Trump's lawyers have said in his defense that any discrepancies or requests for additional data have been promptly cleared up and that Jones never made any allegations of outright fraud.

"The monitor has issued five reports so far," Christopher Kise, Trump's attorney, said in the fraud trial's closing arguments last month.

"The word fraud does not appear in any one of those reports," Kise said.

But Jones is not authorized to accuse Trump of fraud, as she points out in her reports to the judge. She's just there to alert the court to anything suspicious.
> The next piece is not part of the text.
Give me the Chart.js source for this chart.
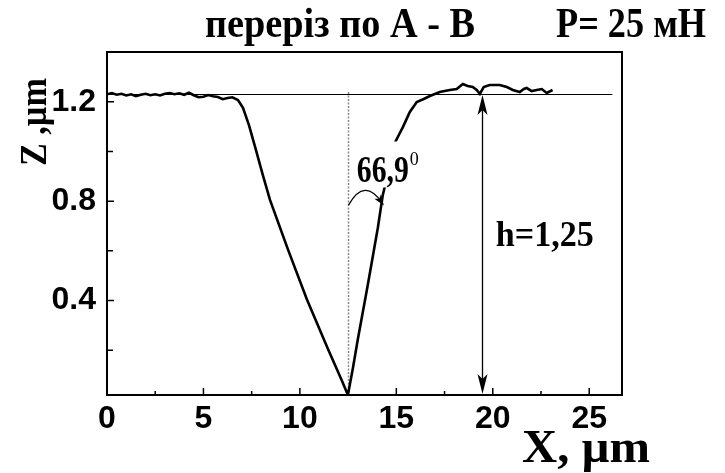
<!DOCTYPE html>
<html>
<head>
<meta charset="utf-8">
<script src="https://cdn.jsdelivr.net/npm/chart.js@4.4.1/dist/chart.umd.min.js"></script>
<style>
  html, body { margin: 0; padding: 0; background: #fff; }
  canvas { display: block; }
</style>
</head>
<body>
<canvas id="chart" width="725" height="473"></canvas>
<script>
/* ── profile A - B ── */
const profileX = [0, 0.25, 0.5, 0.75, 1.0, 1.25, 1.5, 1.75, 2.0, 2.25, 2.5, 2.75, 3.0, 3.25, 3.5, 3.75,
  4.0, 4.25, 4.5, 4.75, 5.0, 5.25, 5.5, 5.75, 6.0, 6.25, 6.5, 6.79, 7.05, 7.36, 7.72, 8.08, 8.45, 9.38,
  10.36, 11.45, 12.18, 12.49, 12.75, 13.0, 13.52, 14.04, 14.3, 14.61, 14.92, 15.13, 15.34, 15.7, 16.06,
  16.42, 16.74, 17.25, 17.77, 18.13, 18.45, 18.7, 18.96, 19.17, 19.33, 19.53, 19.84, 20.36, 20.73, 21.04,
  21.4, 21.61, 21.76, 22.02, 22.28, 22.54, 22.8, 23.1];
const profileZ = [1.230, 1.235, 1.228, 1.232, 1.225, 1.230, 1.222, 1.228, 1.232, 1.226, 1.230, 1.225, 1.232,
  1.235, 1.230, 1.234, 1.228, 1.236, 1.226, 1.218, 1.220, 1.227, 1.222, 1.219, 1.210, 1.215, 1.218, 1.207,
  1.175, 1.106, 1.006, 0.905, 0.805, 0.606, 0.405, 0.206, 0.077, 0.02, 0.129, 0.242, 0.463, 0.692, 0.825,
  0.926, 1.034, 1.066, 1.098, 1.159, 1.199, 1.211, 1.223, 1.239, 1.247, 1.251, 1.271, 1.263, 1.259, 1.247,
  1.231, 1.259, 1.267, 1.267, 1.259, 1.247, 1.239, 1.251, 1.255, 1.243, 1.247, 1.251, 1.235, 1.247];

const xMajor = [0, 5, 10, 15, 20, 25];
const xMinor = [2.5, 7.5, 12.5, 17.5, 22.5];
const yMajor = [0.4, 0.8, 1.2];
const yMinor = [0.2, 0.6, 1.0];

const surfaceZ = 1.231;   // reference level
const tipX = 12.52;       // indent bottom (dotted axis)
const hMarkX = 19.43;     // depth arrow

/* ── helpers ── */
function fitText(ctx, str, x, y, font, w) {
  ctx.save();
  ctx.font = font;
  const k = w ? w / ctx.measureText(str).width : 1;
  ctx.translate(x, y);
  ctx.scale(k, 1);
  ctx.textAlign = 'left';
  ctx.textBaseline = 'alphabetic';
  ctx.fillText(str, 0, 0);
  ctx.restore();
}

function arrowHead(ctx, tx, ty, ang, len, half) {
  ctx.save();
  ctx.translate(tx, ty);
  ctx.rotate(ang);
  ctx.beginPath();
  ctx.moveTo(0, 0);
  ctx.lineTo(-len, -half);
  ctx.lineTo(-len * 0.75, 0);
  ctx.lineTo(-len, half);
  ctx.closePath();
  ctx.fill();
  ctx.restore();
}

const serif = '"Liberation Serif", "Times New Roman", serif';

/* ── decorations ── */
const decor = {
  id: 'decor',
  beforeDatasetsDraw(chart) {
    const { ctx, chartArea: a, scales: { x, y } } = chart;
    ctx.save();
    // surface level
    const sy = Math.round(y.getPixelForValue(surfaceZ)) + 0.5;
    ctx.strokeStyle = '#000';
    ctx.lineWidth = 1;
    ctx.beginPath();
    ctx.moveTo(a.left, sy);
    ctx.lineTo(x.getPixelForValue(26.2), sy);
    ctx.stroke();
    // dotted axis of the indent
    const tx = Math.round(x.getPixelForValue(tipX)) + 0.5;
    ctx.strokeStyle = '#8a8a8a';
    ctx.lineWidth = 1.5;
    ctx.setLineDash([2, 1.5]);
    ctx.beginPath();
    ctx.moveTo(tx, y.getPixelForValue(1.239));
    ctx.lineTo(tx, a.bottom);
    ctx.stroke();
    ctx.restore();
  },
  afterDraw(chart) {
    const { ctx, chartArea: a, scales: { x, y } } = chart;
    ctx.save();
    ctx.fillStyle = '#000';
    ctx.strokeStyle = '#000';

    // frame
    ctx.lineWidth = 2;
    ctx.strokeRect(a.left, a.top, a.right - a.left, a.bottom - a.top);

    // inward ticks
    ctx.lineWidth = 1.5;
    ctx.beginPath();
    xMajor.forEach(v => { const p = x.getPixelForValue(v); ctx.moveTo(p, a.bottom); ctx.lineTo(p, a.bottom - 7); });
    xMinor.forEach(v => { const p = x.getPixelForValue(v); ctx.moveTo(p, a.bottom); ctx.lineTo(p, a.bottom - 4); });
    yMajor.forEach(v => { const p = y.getPixelForValue(v); ctx.moveTo(a.left, p); ctx.lineTo(a.left + 7, p); });
    yMinor.forEach(v => { const p = y.getPixelForValue(v); ctx.moveTo(a.left, p); ctx.lineTo(a.left + 6, p); });
    ctx.stroke();

    // depth arrow h
    const hx = Math.round(x.getPixelForValue(hMarkX)) + 0.5;
    const hTop = y.getPixelForValue(surfaceZ);
    ctx.lineWidth = 1.3;
    ctx.beginPath();
    ctx.moveTo(hx, hTop + 10);
    ctx.lineTo(hx, a.bottom - 10);
    ctx.stroke();
    arrowHead(ctx, hx, hTop + 1, -Math.PI / 2, 20, 5);
    arrowHead(ctx, hx, a.bottom - 1, Math.PI / 2, 20, 5);

    // angle label sits on a white patch that hides the trace behind it
    const lx = x.getPixelForValue(12.95), ly = y.getPixelForValue(0.877);
    ctx.fillStyle = '#fff';
    ctx.fillRect(lx - 3, y.getPixelForValue(1.04), 70, y.getPixelForValue(0.855) - y.getPixelForValue(1.04));
    ctx.fillStyle = '#000';
    fitText(ctx, '66,9', lx, ly, 'bold 38px ' + serif, 52);
    fitText(ctx, '0', lx + 53, y.getPixelForValue(0.945), '18px ' + serif);

    // angle arc
    const ax0 = x.getPixelForValue(tipX), ay0 = y.getPixelForValue(0.784);
    const ax1 = x.getPixelForValue(14.3), ay1 = y.getPixelForValue(0.79);
    const cx = x.getPixelForValue(13.35), cy = y.getPixelForValue(0.9);
    ctx.lineWidth = 1.2;
    ctx.beginPath();
    ctx.moveTo(ax0, ay0);
    ctx.quadraticCurveTo(cx, cy, ax1, ay1);
    ctx.stroke();
    arrowHead(ctx, ax1 + 1, ay1 + 2, Math.atan2(ay1 - cy, ax1 - cx), 11, 4);

    fitText(ctx, 'h=1,25', x.getPixelForValue(20.16), y.getPixelForValue(0.62), 'bold 35px ' + serif, 98);

    // title
    fitText(ctx, 'переріз по A - B', 205, 37, 'bold 42px ' + serif, 270);
    fitText(ctx, 'P= 25 мН', 556, 37, 'bold 42px ' + serif, 150);

    // axis titles
    fitText(ctx, 'X, µm', 522, 462, 'bold 46px ' + serif, 128);
    ctx.save();
    ctx.translate(46, 166);
    ctx.rotate(-Math.PI / 2);
    fitText(ctx, 'Z ,µm', 0, 0, 'bold 38px ' + serif, 88);
    ctx.restore();

    ctx.restore();
  }
};

/* ── Chart.js ── */
const ctx = document.getElementById('chart');
new Chart(ctx, {
  type: 'line',
  data: {
    datasets: [{
      data: profileX.map((v, i) => ({ x: v, y: profileZ[i] })),
      borderColor: '#000',
      borderWidth: 2.6,
      pointRadius: 0,
      tension: 0,
      fill: false
    }]
  },
  options: {
    responsive: false,
    devicePixelRatio: 1,
    animation: false,
    layout: { padding: { left: 0, top: 52, right: 103, bottom: 0 } },
    plugins: { legend: { display: false }, tooltip: { enabled: false } },
    scales: {
      x: {
        type: 'linear', min: 0, max: 26.7,
        afterBuildTicks: s => { s.ticks = xMajor.map(v => ({ value: v })); },
        afterFit: s => { s.height = 78; },
        grid: { display: false, drawTicks: false },
        border: { display: false },
        ticks: {
          color: '#000', padding: 5, maxRotation: 0, autoSkip: false,
          font: { family: '"Liberation Sans", Arial, sans-serif', size: 32, weight: 'bold' },
          callback: v => String(v)
        }
      },
      y: {
        type: 'linear', min: 0.02, max: 1.4,
        afterBuildTicks: s => { s.ticks = yMajor.map(v => ({ value: v })); },
        afterFit: s => { s.width = 107; },
        grid: { display: false, drawTicks: false },
        border: { display: false },
        ticks: {
          color: '#000', padding: 11, autoSkip: false,
          font: { family: '"Liberation Sans", Arial, sans-serif', size: 32, weight: 'bold' },
          callback: v => v.toFixed(1)
        }
      }
    }
  },
  plugins: [decor]
});
</script>
</body>
</html>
And there's been plenty of that.

Trump "submitted disclosures to third parties that fail to include significant liabilities," the verdict said, referring to Jones' findings.

Not only that, but "the internal accounting structure of the Trump Organization continues to be plagued by math and/or reporting errors," the verdict noted.

"There are no adequate internal controls over financial reporting in place at the Trump Organization to ensure that there will not continue to be misstatements and errors going forward."

Until now.

If Trump continues to fraud like nobody's watching, Jones and a yet-designated "Independent Director of Compliance" who will report to her can propose even more drastic oversight and punishment — whatever it takes "to keep defendants honest."

That includes, under the verdict, "the restructuring and potential dissolution" of Trump's properties.

And all this monitoring? That team of skeptical accountants with their noses in his books for at least the next three years? Trump will pay their salaries, on top of his $355 million verdict, plus interest.